* BEGIN SOURCE MATERIAL *

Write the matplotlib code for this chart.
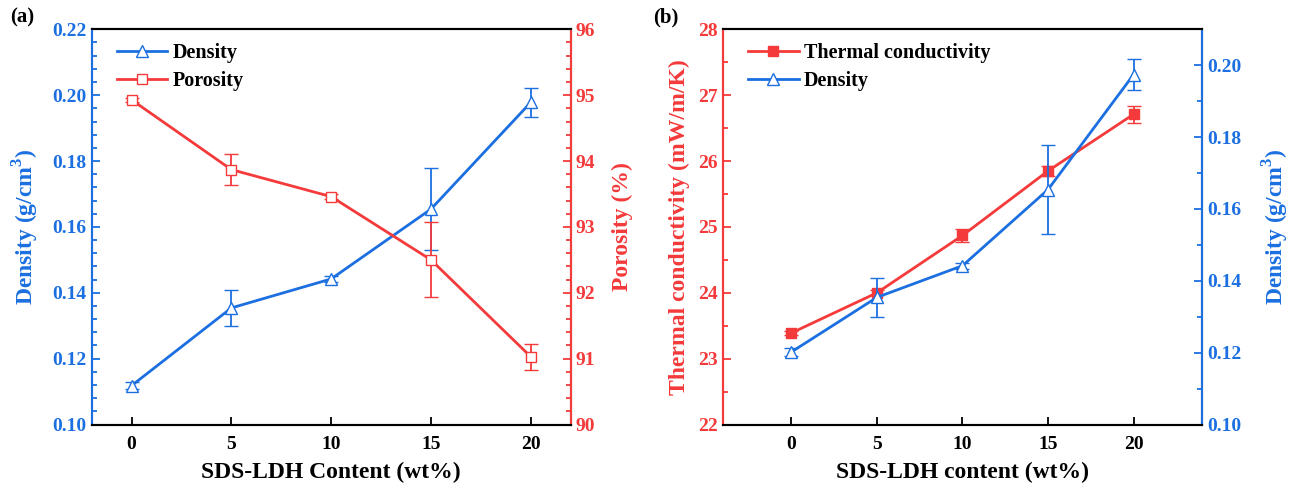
import matplotlib
matplotlib.use("Agg")
import matplotlib.pyplot as plt
from matplotlib.ticker import MultipleLocator, FormatStrFormatter

plt.rcParams['font.family'] = ['Liberation Serif', 'DejaVu Serif']
plt.rcParams['font.weight'] = 'bold'
plt.rcParams['mathtext.fontset'] = 'custom'
plt.rcParams['mathtext.rm'] = 'Liberation Serif:bold'
plt.rcParams['mathtext.bf'] = 'Liberation Serif:bold'

# SDS-LDH loading (wt%)
content = [0, 5, 10, 15, 20]

# Panel (a): density and porosity
density_a = [0.1118, 0.1354, 0.1442, 0.1654, 0.1978]
density_a_err = [0.0010, 0.0054, 0.0008, 0.0125, 0.0043]
porosity = [94.93, 93.87, 93.46, 92.50, 91.03]
porosity_err = [0.03, 0.24, 0.04, 0.57, 0.20]

# Panel (b): thermal conductivity and density
conductivity = [23.39, 24.00, 24.87, 25.85, 26.71]
conductivity_err = [0.03, 0.04, 0.10, 0.08, 0.13]
density_b = [0.1202, 0.1354, 0.1442, 0.1654, 0.1974]
density_b_err = [0.0010, 0.0054, 0.0008, 0.0125, 0.0042]

BLUE = '#1b6fe0'
RED = '#f43a3a'
LW = 2.0
TICK_FS = 14
LABEL_FS = 17
LEGEND_FS = 14.5


def style_axis(ax, which, color, major, minor):
    axis = ax.yaxis
    axis.set_major_locator(MultipleLocator(major))
    axis.set_minor_locator(MultipleLocator(minor))
    ax.tick_params(axis='y', which='both', direction='in', colors=color,
                   labelsize=TICK_FS, width=1.3)
    ax.tick_params(axis='y', which='major', length=6)
    ax.tick_params(axis='y', which='minor', length=3.5)
    ax.spines[which].set_color(color)


def style_x(ax):
    ax.set_xticks(content)
    ax.tick_params(axis='x', which='both', direction='in', labelsize=TICK_FS,
                   length=6, width=1.3, pad=8)
    ax.xaxis.set_minor_locator(plt.NullLocator())
    for s in ax.spines.values():
        s.set_linewidth(1.5)


def add_legend(ax, handles, labels):
    ax.legend(handles, labels, loc='upper left', frameon=False,
              fontsize=LEGEND_FS, handlelength=2.5, handletextpad=0.25,
              labelspacing=0.4, borderaxespad=0.0,
              bbox_to_anchor=(0.036, 0.985))


fig = plt.figure(figsize=(12.89, 4.91), dpi=100)
ax1 = fig.add_axes([0.0711, 0.1354, 0.3716, 0.8049])
ax2 = fig.add_axes([0.5609, 0.1354, 0.3716, 0.8049])

# ---- (a) ----
ax1r = ax1.twinx()
l1 = ax1.errorbar(content, density_a, yerr=density_a_err, color=BLUE, lw=LW,
                  marker='^', ms=8, mfc='white', mec=BLUE, mew=1.0,
                  capsize=5, elinewidth=1.3, capthick=1.3)
l2 = ax1r.errorbar(content, porosity, yerr=porosity_err, color=RED, lw=LW,
                   marker='s', ms=7, mfc='white', mec=RED, mew=1.0,
                   capsize=5, elinewidth=1.3, capthick=1.3)
ax1.set_xlim(-2, 22)
ax1.set_ylim(0.10, 0.22)
ax1r.set_ylim(90, 96)
style_x(ax1)
for s in ax1r.spines.values():
    s.set_linewidth(1.5)
style_axis(ax1, 'left', BLUE, 0.02, 0.004)
style_axis(ax1r, 'right', RED, 1, 0.2)
ax1r.spines['left'].set_color(BLUE)
ax1.yaxis.set_major_formatter(FormatStrFormatter('%.2f'))
ax1.set_ylabel('Density (g/cm$^3$)', color=BLUE, fontsize=LABEL_FS,
               fontweight='bold', labelpad=8)
ax1r.set_ylabel('Porosity (%)', color=RED, fontsize=LABEL_FS,
                fontweight='bold', labelpad=12)
ax1.set_xlabel('SDS-LDH Content (wt%)', fontsize=LABEL_FS, fontweight='bold',
               labelpad=7)
add_legend(ax1, [l1[0], l2[0]], ['Density', 'Porosity'])
fig.text(0.008, 0.965, '(a)', fontsize=15, fontweight='bold', va='center')

# ---- (b) ----
ax2r = ax2.twinx()
l3 = ax2.errorbar(content, conductivity, yerr=conductivity_err, color=RED,
                  lw=LW, marker='s', ms=7, mfc=RED, mec=RED, mew=1.0,
                  capsize=5, elinewidth=1.3, capthick=1.3)
l4 = ax2r.errorbar(content, density_b, yerr=density_b_err, color=BLUE, lw=LW,
                   marker='^', ms=8, mfc='white', mec=BLUE, mew=1.0,
                   capsize=5, elinewidth=1.3, capthick=1.3)
ax2.set_xlim(-4, 24)
ax2.set_ylim(22, 28)
ax2r.set_ylim(0.10, 0.21)
style_x(ax2)
for s in ax2r.spines.values():
    s.set_linewidth(1.5)
style_axis(ax2, 'left', RED, 1, 0.5)
style_axis(ax2r, 'right', BLUE, 0.02, 0.01)
ax2r.spines['left'].set_color(RED)
ax2r.yaxis.set_major_formatter(FormatStrFormatter('%.2f'))
ax2.set_ylabel('Thermal conductivity (mW/m/K)', color=RED, fontsize=LABEL_FS,
               fontweight='bold', labelpad=6)
ax2r.set_ylabel('Density (g/cm$^3$)', color=BLUE, fontsize=LABEL_FS,
                fontweight='bold', labelpad=14)
ax2.set_xlabel('SDS-LDH content (wt%)', fontsize=LABEL_FS, fontweight='bold',
               labelpad=7)
add_legend(ax2, [l3[0], l4[0]], ['Thermal conductivity', 'Density'])
fig.text(0.507, 0.965, '(b)', fontsize=15, fontweight='bold', va='center')

fig.savefig('out.png', dpi=100)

* END SOURCE MATERIAL *

- [TO BE DONE]: Copy nothing but the lines from the top of the data down to the line containing "bbox_to_anchor=(0.036, 0.985))", and leave the pictures out.

- [TASK OUTPUT]:
Write the matplotlib code for this chart.
import matplotlib
matplotlib.use("Agg")
import matplotlib.pyplot as plt
from matplotlib.ticker import MultipleLocator, FormatStrFormatter

plt.rcParams['font.family'] = ['Liberation Serif', 'DejaVu Serif']
plt.rcParams['font.weight'] = 'bold'
plt.rcParams['mathtext.fontset'] = 'custom'
plt.rcParams['mathtext.rm'] = 'Liberation Serif:bold'
plt.rcParams['mathtext.bf'] = 'Liberation Serif:bold'

# SDS-LDH loading (wt%)
content = [0, 5, 10, 15, 20]

# Panel (a): density and porosity
density_a = [0.1118, 0.1354, 0.1442, 0.1654, 0.1978]
density_a_err = [0.0010, 0.0054, 0.0008, 0.0125, 0.0043]
porosity = [94.93, 93.87, 93.46, 92.50, 91.03]
porosity_err = [0.03, 0.24, 0.04, 0.57, 0.20]

# Panel (b): thermal conductivity and density
conductivity = [23.39, 24.00, 24.87, 25.85, 26.71]
conductivity_err = [0.03, 0.04, 0.10, 0.08, 0.13]
density_b = [0.1202, 0.1354, 0.1442, 0.1654, 0.1974]
density_b_err = [0.0010, 0.0054, 0.0008, 0.0125, 0.0042]

BLUE = '#1b6fe0'
RED = '#f43a3a'
LW = 2.0
TICK_FS = 14
LABEL_FS = 17
LEGEND_FS = 14.5


def style_axis(ax, which, color, major, minor):
    axis = ax.yaxis
    axis.set_major_locator(MultipleLocator(major))
    axis.set_minor_locator(MultipleLocator(minor))
    ax.tick_params(axis='y', which='both', direction='in', colors=color,
                   labelsize=TICK_FS, width=1.3)
    ax.tick_params(axis='y', which='major', length=6)
    ax.tick_params(axis='y', which='minor', length=3.5)
    ax.spines[which].set_color(color)


def style_x(ax):
    ax.set_xticks(content)
    ax.tick_params(axis='x', which='both', direction='in', labelsize=TICK_FS,
                   length=6, width=1.3, pad=8)
    ax.xaxis.set_minor_locator(plt.NullLocator())
    for s in ax.spines.values():
        s.set_linewidth(1.5)


def add_legend(ax, handles, labels):
    ax.legend(handles, labels, loc='upper left', frameon=False,
              fontsize=LEGEND_FS, handlelength=2.5, handletextpad=0.25,
              labelspacing=0.4, borderaxespad=0.0,
              bbox_to_anchor=(0.036, 0.985))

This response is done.